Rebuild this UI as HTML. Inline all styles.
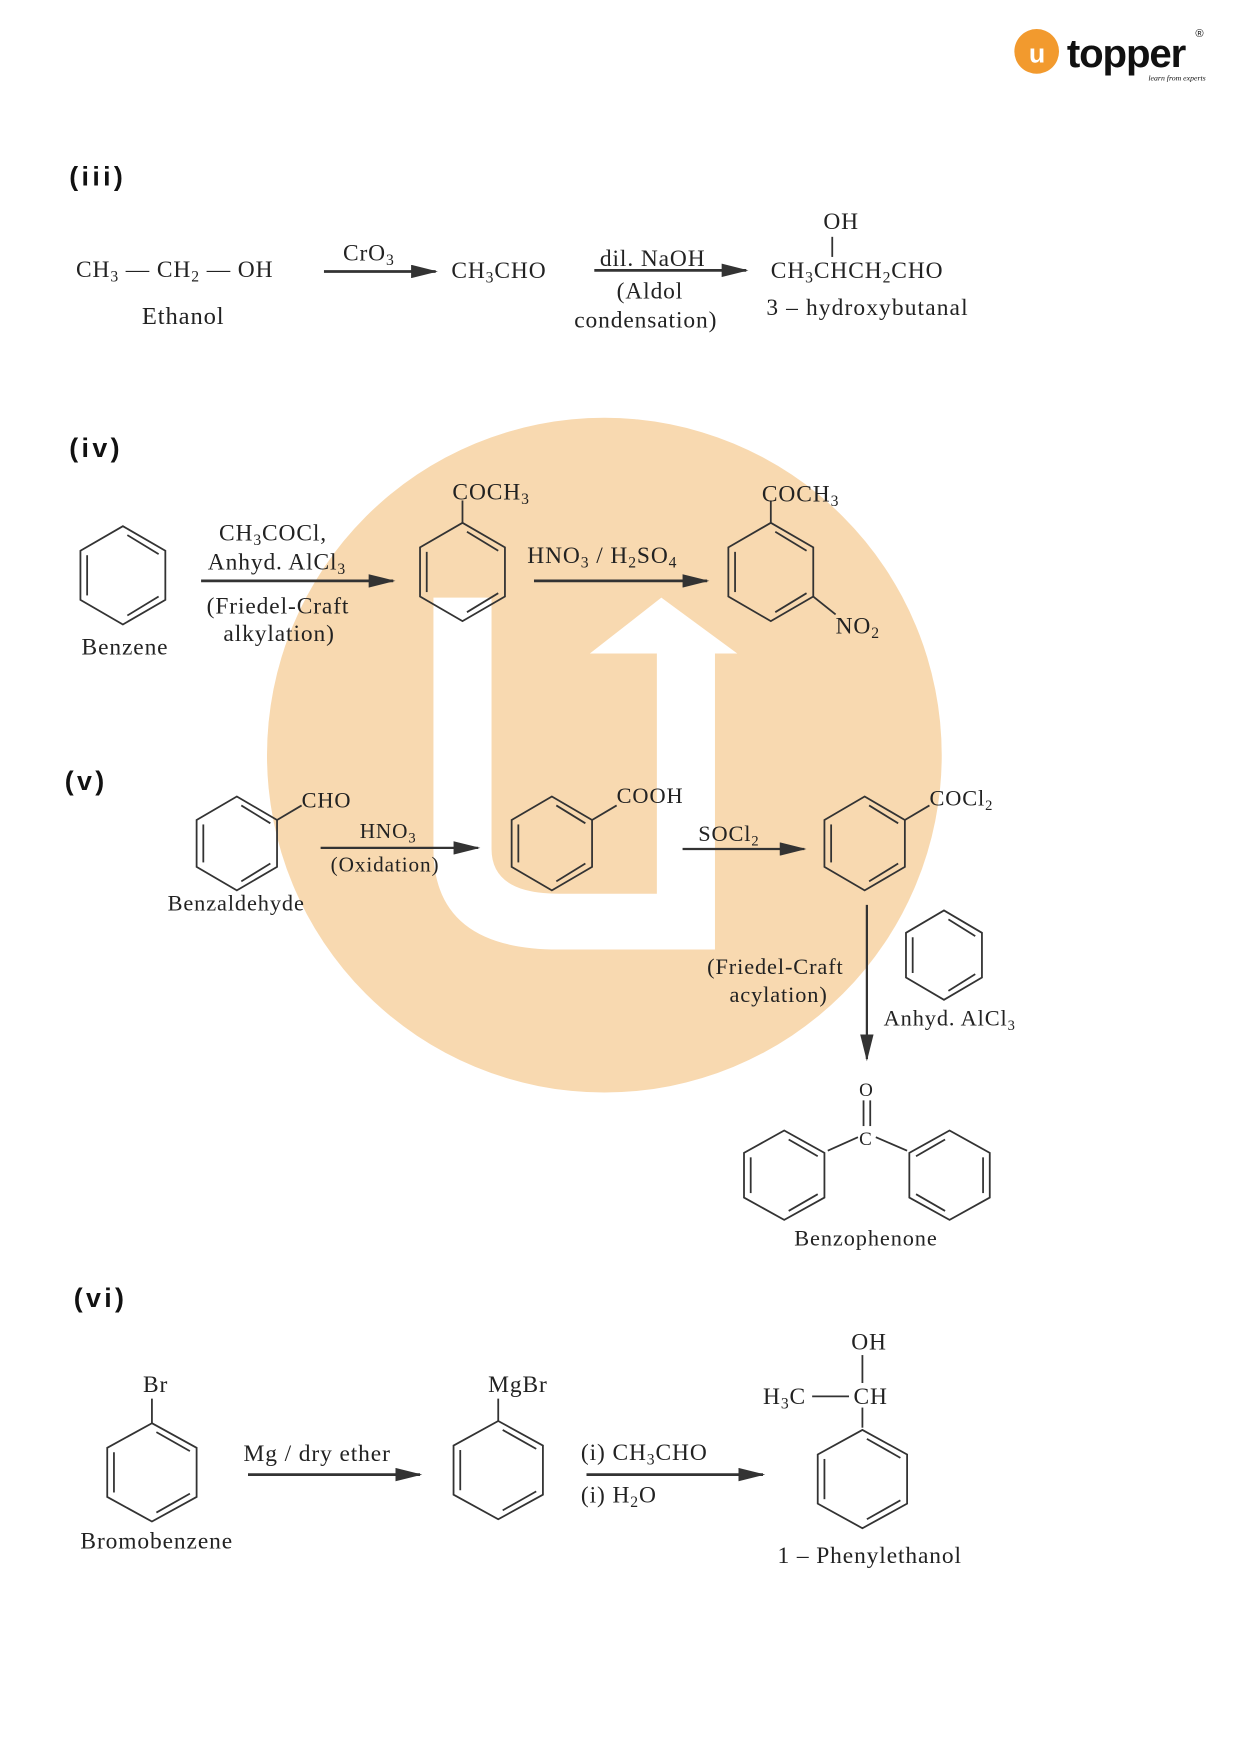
<!DOCTYPE html>
<html><head><meta charset="utf-8">
<style>
html,body{margin:0;padding:0;background:#fff;}
svg{display:block;}
text{font-family:"Liberation Serif",serif;fill:#222;}
.b{font-family:"Liberation Sans",sans-serif;font-weight:bold;fill:#111;}
</style></head>
<body>
<svg width="1240" height="1755" viewBox="0 0 1110 1571" xmlns="http://www.w3.org/2000/svg">
<defs>
<marker id="ahg" markerWidth="24" markerHeight="12" refX="22" refY="6" orient="auto" markerUnits="userSpaceOnUse">
<path d="M0,0 L24,6 L0,12 Z" fill="#333"/></marker>
</defs>
<!-- logo -->
<circle cx="928" cy="46" r="20" fill="#f29a2e"/>
<text x="921" y="56" style="font-family:'Liberation Sans',sans-serif;font-weight:bold;font-size:24px;fill:#fff">u</text>
<text x="955" y="60" style="font-family:'Liberation Sans',sans-serif;font-weight:bold;font-size:36px;fill:#111;letter-spacing:-1px">topper</text>
<text x="1070" y="33" style="font-family:'Liberation Sans',sans-serif;font-size:10px;fill:#111">®</text>
<text x="1028" y="72" style="font-size:7px;font-style:italic;fill:#111">learn from experts</text>

<!-- watermark -->
<circle cx="541" cy="676" r="302" fill="#f8d9b0"/>
<path d="M388,535 L440,535 L440,760 Q440,800 500,800 L588,800 L588,585 L528,585 L592,535 L660,585 L640,585 L640,850 L500,850 Q388,850 388,760 Z" fill="#fff"/>

<g stroke="#333" stroke-width="1.6" fill="none">
<line x1="290" y1="243" x2="390" y2="243" marker-end="url(#ahg)" stroke-width="2.5"/>
<line x1="532" y1="242" x2="668" y2="242" marker-end="url(#ahg)" stroke-width="2.5"/>
<line x1="745" y1="212" x2="745" y2="230"/>
<line x1="180" y1="520" x2="352" y2="520" marker-end="url(#ahg)" stroke-width="2.5"/>
<line x1="478" y1="520" x2="633" y2="520" marker-end="url(#ahg)" stroke-width="2.5"/>
<line x1="287" y1="759" x2="428" y2="759" marker-end="url(#ahg)" stroke-width="2"/>
<line x1="611" y1="760" x2="720" y2="760" marker-end="url(#ahg)" stroke-width="2"/>
<line x1="776" y1="810" x2="776" y2="948" marker-end="url(#ahg)" stroke-width="2"/>
<line x1="773" y1="985" x2="773" y2="1008"/><line x1="779" y1="985" x2="779" y2="1008"/>
<line x1="741" y1="1030" x2="768" y2="1018"/><line x1="784" y1="1018" x2="812" y2="1030"/>
<line x1="222" y1="1320" x2="376" y2="1320" marker-end="url(#ahg)" stroke-width="2.5"/>
<line x1="525" y1="1320" x2="683" y2="1320" marker-end="url(#ahg)" stroke-width="2.5"/>
<line x1="772" y1="1213" x2="772" y2="1238"/>
<line x1="727" y1="1250" x2="760" y2="1250"/>
<line x1="772" y1="1260" x2="772" y2="1278"/>
<line x1="136" y1="1252" x2="136" y2="1274"/>
<line x1="446" y1="1252" x2="446" y2="1272"/>
</g>

<g stroke="#333" stroke-width="1.6" fill="none">
<g transform="translate(110,515)"><polygon points="0,-44 38,-22 38,22 0,44 -38,22 -38,-22"/><line x1="4" y1="-36" x2="32" y2="-19"/><line x1="-32" y1="-18" x2="-32" y2="18"/><line x1="4" y1="36" x2="32" y2="19"/></g>
<g transform="translate(414,512)"><polygon points="0,-44 38,-22 38,22 0,44 -38,22 -38,-22"/><line x1="4" y1="-36" x2="32" y2="-19"/><line x1="-32" y1="-18" x2="-32" y2="18"/><line x1="4" y1="36" x2="32" y2="19"/><line x1="0" y1="-44" x2="0" y2="-64"/></g>
<g transform="translate(690,512)"><polygon points="0,-44 38,-22 38,22 0,44 -38,22 -38,-22"/><line x1="4" y1="-36" x2="32" y2="-19"/><line x1="-32" y1="-18" x2="-32" y2="18"/><line x1="4" y1="36" x2="32" y2="19"/><line x1="0" y1="-44" x2="0" y2="-64"/><line x1="38" y1="22" x2="58" y2="38"/></g>
<g transform="translate(212,755)"><polygon points="0,-42 36,-21 36,21 0,42 -36,21 -36,-21"/><line x1="4" y1="-34" x2="30" y2="-18"/><line x1="-30" y1="-17" x2="-30" y2="17"/><line x1="4" y1="34" x2="30" y2="18"/><line x1="36" y1="-21" x2="58" y2="-34"/></g>
<g transform="translate(494,755)"><polygon points="0,-42 36,-21 36,21 0,42 -36,21 -36,-21"/><line x1="4" y1="-34" x2="30" y2="-18"/><line x1="-30" y1="-17" x2="-30" y2="17"/><line x1="4" y1="34" x2="30" y2="18"/><line x1="36" y1="-21" x2="58" y2="-34"/></g>
<g transform="translate(774,755)"><polygon points="0,-42 36,-21 36,21 0,42 -36,21 -36,-21"/><line x1="4" y1="-34" x2="30" y2="-18"/><line x1="-30" y1="-17" x2="-30" y2="17"/><line x1="4" y1="34" x2="30" y2="18"/><line x1="36" y1="-21" x2="58" y2="-34"/></g>
<g transform="translate(845,855)"><polygon points="0,-40 34,-20 34,20 0,40 -34,20 -34,-20"/><line x1="4" y1="-32" x2="28" y2="-17"/><line x1="-28" y1="-16" x2="-28" y2="16"/><line x1="4" y1="32" x2="28" y2="17"/></g>
<g transform="translate(702,1052)"><polygon points="0,-40 36,-20 36,20 0,40 -36,20 -36,-20"/><line x1="4" y1="-32" x2="30" y2="-17"/><line x1="-30" y1="-16" x2="-30" y2="16"/><line x1="4" y1="32" x2="30" y2="17"/></g>
<g transform="translate(850,1052)"><polygon points="0,-40 36,-20 36,20 0,40 -36,20 -36,-20"/><line x1="-4" y1="-32" x2="-30" y2="-17"/><line x1="30" y1="-16" x2="30" y2="16"/><line x1="-4" y1="32" x2="-30" y2="17"/></g>
<g transform="translate(136,1318)"><polygon points="0,-44 40,-22 40,22 0,44 -40,22 -40,-22"/><line x1="4" y1="-36" x2="34" y2="-19"/><line x1="-34" y1="-18" x2="-34" y2="18"/><line x1="4" y1="36" x2="34" y2="19"/></g>
<g transform="translate(446,1316)"><polygon points="0,-44 40,-22 40,22 0,44 -40,22 -40,-22"/><line x1="4" y1="-36" x2="34" y2="-19"/><line x1="-34" y1="-18" x2="-34" y2="18"/><line x1="4" y1="36" x2="34" y2="19"/></g>
<g transform="translate(772,1324)"><polygon points="0,-44 40,-22 40,22 0,44 -40,22 -40,-22"/><line x1="4" y1="-36" x2="34" y2="-19"/><line x1="-34" y1="-18" x2="-34" y2="18"/><line x1="4" y1="36" x2="34" y2="19"/></g>
</g>

<text class="b" x="62" y="166" font-size="24" letter-spacing="3">(iii)</text>
<text class="b" x="62" y="409" font-size="24" letter-spacing="3">(iv)</text>
<text class="b" x="58" y="707" font-size="24" letter-spacing="3">(v)</text>
<text class="b" x="66" y="1170" font-size="24" letter-spacing="3">(vi)</text>

<g font-size="21" letter-spacing="0.8">
<text x="68" y="248">CH<tspan font-size="14" dy="4">3</tspan><tspan dy="-4">  —  CH</tspan><tspan font-size="14" dy="4">2</tspan><tspan dy="-4">  —  OH</tspan></text>
<text x="127" y="290" font-size="22">Ethanol</text>
<text x="307" y="233">CrO<tspan font-size="14" dy="4">3</tspan></text>
<text x="404" y="249">CH<tspan font-size="14" dy="4">3</tspan><tspan dy="-4">CHO</tspan></text>
<text x="537" y="238">dil. NaOH</text>
<text x="552" y="267">(Aldol</text>
<text x="514" y="293">condensation)</text>
<text x="737" y="205">OH</text>
<text x="690" y="249">CH<tspan font-size="14" dy="4">3</tspan><tspan dy="-4">CHCH</tspan><tspan font-size="14" dy="4">2</tspan><tspan dy="-4">CHO</tspan></text>
<text x="686" y="282" letter-spacing="1">3 – hydroxybutanal</text>

<text x="73" y="586">Benzene</text>
<text x="196" y="484">CH<tspan font-size="14" dy="4">3</tspan><tspan dy="-4">COCl,</tspan></text>
<text x="186" y="510">Anhyd. AlCl<tspan font-size="14" dy="4">3</tspan></text>
<text x="185" y="549">(Friedel-Craft</text>
<text x="200" y="574">alkylation)</text>
<text x="405" y="447">COCH<tspan font-size="14" dy="4">3</tspan></text>
<text x="472" y="504">HNO<tspan font-size="14" dy="4">3</tspan><tspan dy="-4"> / H</tspan><tspan font-size="14" dy="4">2</tspan><tspan dy="-4">SO</tspan><tspan font-size="14" dy="4">4</tspan></text>
<text x="682" y="449">COCH<tspan font-size="14" dy="4">3</tspan></text>
<text x="748" y="567">NO<tspan font-size="14" dy="4">2</tspan></text>

<text x="270" y="723" font-size="20">CHO</text>
<text x="150" y="815" font-size="20">Benzaldehyde</text>
<text x="322" y="750" font-size="19">HNO<tspan font-size="13" dy="4">3</tspan></text>
<text x="296" y="780" font-size="19">(Oxidation)</text>
<text x="552" y="719" font-size="20">COOH</text>
<text x="625" y="753" font-size="20">SOCl<tspan font-size="13" dy="4">2</tspan></text>
<text x="832" y="721" font-size="20">COCl<tspan font-size="13" dy="4">2</tspan></text>
<text x="633" y="872" font-size="20">(Friedel-Craft</text>
<text x="653" y="897" font-size="20">acylation)</text>
<text x="791" y="918" font-size="20">Anhyd. AlCl<tspan font-size="13" dy="4">3</tspan></text>
<text x="769" y="981" font-size="17">O</text>
<text x="769" y="1025" font-size="17">C</text>
<text x="711" y="1115" font-size="20">Benzophenone</text>

<text x="128" y="1246">Br</text>
<text x="72" y="1386">Bromobenzene</text>
<text x="218" y="1308">Mg / dry ether</text>
<text x="437" y="1246">MgBr</text>
<text x="520" y="1307">(i)  CH<tspan font-size="14" dy="4">3</tspan><tspan dy="-4">CHO</tspan></text>
<text x="520" y="1345">(i)  H<tspan font-size="14" dy="4">2</tspan><tspan dy="-4">O</tspan></text>
<text x="762" y="1208">OH</text>
<text x="683" y="1257">H<tspan font-size="14" dy="4">3</tspan><tspan dy="-4">C</tspan></text>
<text x="764" y="1257">CH</text>
<text x="696" y="1399">1 – Phenylethanol</text>
</g>
</svg>
</body></html>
-------
Quote, please, every line of the material above from its start through the line that has "L440,535 L440,760 Q440,800", reproducing the words exactly and dropping any images.

Response for this exercise.
Rebuild this UI as HTML. Inline all styles.
<!DOCTYPE html>
<html><head><meta charset="utf-8">
<style>
html,body{margin:0;padding:0;background:#fff;}
svg{display:block;}
text{font-family:"Liberation Serif",serif;fill:#222;}
.b{font-family:"Liberation Sans",sans-serif;font-weight:bold;fill:#111;}
</style></head>
<body>
<svg width="1240" height="1755" viewBox="0 0 1110 1571" xmlns="http://www.w3.org/2000/svg">
<defs>
<marker id="ahg" markerWidth="24" markerHeight="12" refX="22" refY="6" orient="auto" markerUnits="userSpaceOnUse">
<path d="M0,0 L24,6 L0,12 Z" fill="#333"/></marker>
</defs>
<!-- logo -->
<circle cx="928" cy="46" r="20" fill="#f29a2e"/>
<text x="921" y="56" style="font-family:'Liberation Sans',sans-serif;font-weight:bold;font-size:24px;fill:#fff">u</text>
<text x="955" y="60" style="font-family:'Liberation Sans',sans-serif;font-weight:bold;font-size:36px;fill:#111;letter-spacing:-1px">topper</text>
<text x="1070" y="33" style="font-family:'Liberation Sans',sans-serif;font-size:10px;fill:#111">®</text>
<text x="1028" y="72" style="font-size:7px;font-style:italic;fill:#111">learn from experts</text>

<!-- watermark -->
<circle cx="541" cy="676" r="302" fill="#f8d9b0"/>
<path d="M388,535 L440,535 L440,760 Q440,800 500,800 L588,800 L588,585 L528,585 L592,535 L660,585 L640,585 L640,850 L500,850 Q388,850 388,760 Z" fill="#fff"/>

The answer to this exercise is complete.